Beholden only to dues-paying members and to the continued profits of the industries they organize, traditional labor unions lost interest in these questions long ago. In the absence of a draft, the war didn’t spur a movement either; war just became the norm. And the economic crises have largely pushed people deeper into their lonely, vigilantly guarded corners—the Tea Party’s fellowship of the individually aggrieved. So it makes sense that for all their variety, many of the efforts at the Social Forum actually share a single goal. Whether they were organizing workers’ centers for the unemployed in Rust Belt Indiana or establishing urban gardens and immigrant mutual aid groups in Oakland, most activists were also consciously fighting to rebuild relationships that might form the basis for any kind of broader solidarity. "That’s what needs to be built back up, and a community-based movement is capable of building it," says Elena Herreda, founder of Detroit’s Centro Obrero, one of the five local "anchor groups" that organized the Social Forum.

It would be easy to get discouraged by such admissions. Not only do we need to build a social movement powerful enough to shift the status quo; we need to reconstruct the basic human relationships from which a social movement might grow—and in a hurry.
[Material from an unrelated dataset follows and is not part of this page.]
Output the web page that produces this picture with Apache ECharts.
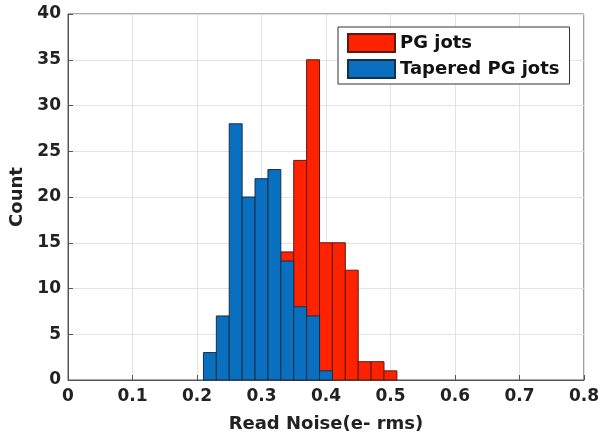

But almost anything is better than sitting at home watching streaming video of oil flowing into the gulf while waiting for your last unemployment check, for sheriff’s deputies to bang on the door with eviction papers, for ICE to barge in with shackles and cuffs, for the power company to finally cut the electricity so you can’t even watch the oil keep on spilling. So take your cues from the Motor City and be encouraged despite it all. Be unabashedly earnest if you are able. Just get out there and fight.